Neste sentido, continuou o Prefeito, “para mim, é paradigmático da misericórdia o gesto da confissão sacramental. Cada vez que nos confessamos, nos aproximamos do Senhor com o olhar sobre nossos pecados e podemos sair aliviados, contagiados pelo seu olhar sobre nós, algo justo e bom ao mesmo tempo, não faz concessões fáceis, mas não nos abandona ante nossas misérias”.
“Um olhar que exige muito de nós por uma simples razão: Deus nos dá muito e por isso exige muito de nós, pois sabe que podemos dar muito quando recebemos Dele, mas o faz como um Pai bondoso que sabe ser paciente com seus filhos e não se cansa nunca de acompanhá-los e por isso também nunca os abandona”.
Todas as obras de misericórdia, espirituais ou corporais, precisou o Cardeal, “que a Igreja ensina e através das quais nos educa, encontram aqui sua origem: podemos viver a misericórdia somente se a recebemos primeiro”.
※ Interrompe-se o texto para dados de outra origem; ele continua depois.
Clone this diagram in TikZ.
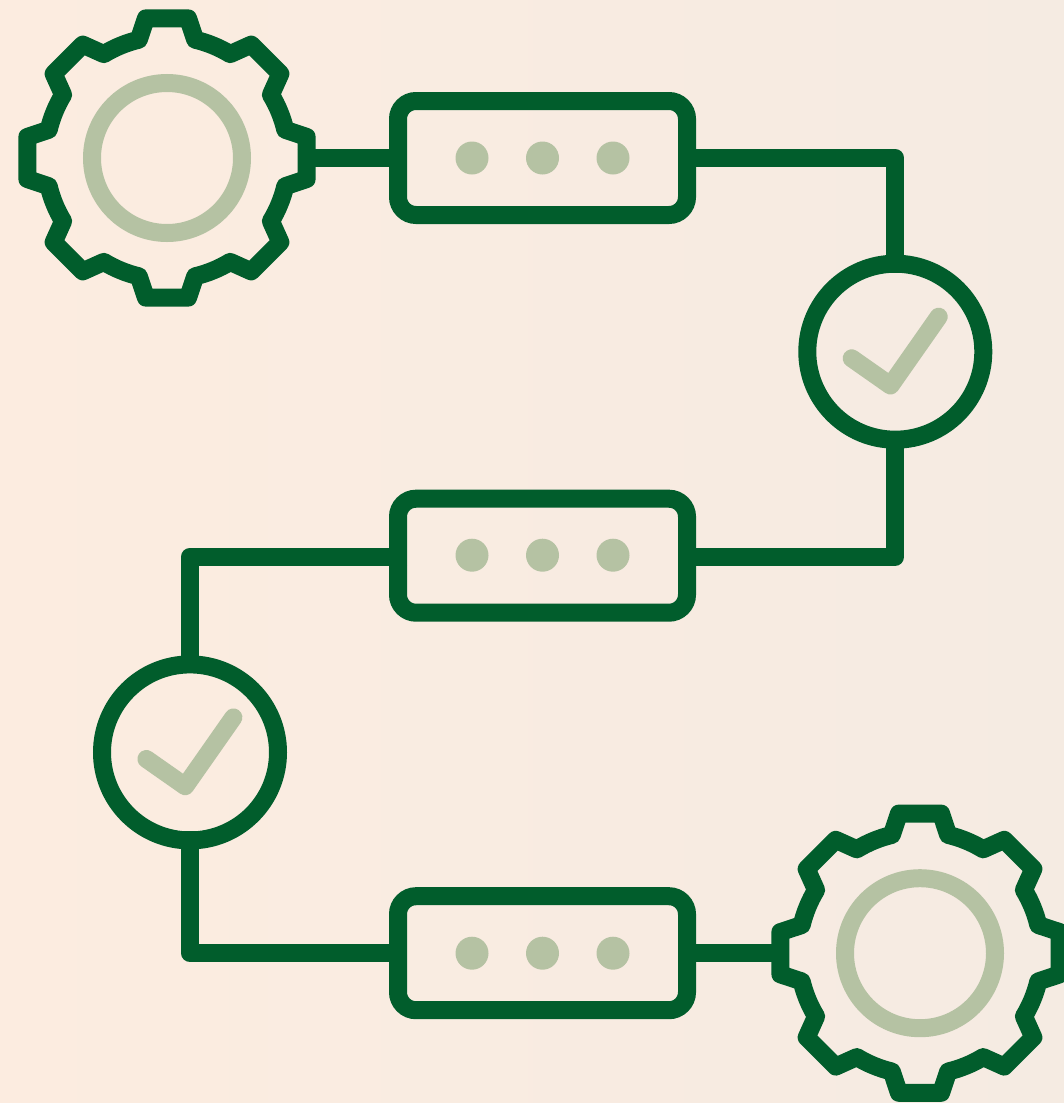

Que espera deste Ano da Misericórdia?
“Espero para a Igreja e para todos nós que sigamos Jesus sempre com mais fidelidade e amor, a fim de não permanecermos prisioneiros de nossas fragilidades e misérias. Assim, poderemos servir sempre melhor aos nossos irmãos e irmãs, na Igreja ou fora dela, porque o mundo inteiro necessita de Cristo, precisa ser aliviado e renovado pelo seu amor”.
“E porque a misericórdia – concluiu o Cardeal alemão – é uma graça que vem do alto e muda a vida, nos recebe como estamos, mas não nos deixa iguais a antes. Obrigado Senhor! Isto também espero para minha vida, como para toda a Igreja e para o mundo inteiro: ter sempre uma maior experiência deste amor que nos deixa tranquilos, move nossos corações e nos transforma”.
O Papa Francisco inaugurou o Jubileu ou Ano Santo da Misericórdia em 8 de dezembro de 2015, na Solenidade da Imaculada Conceição da Virgem Maria, ao abrir, acompanhado pelo Papa Emérito Bento XVI, a Porta Santa na Basílica de São Pedro. Este Jubileu terminará no dia 20 de novembro de 2016, com a Solenidade de Cristo Rei.
Durante este ano, os fiéis poderão obter a indulgência plenária fazendo uma peregrinação para a Porta Santa que cada bispo escolha em cada diocese, além de cumprir os requisitos gerais.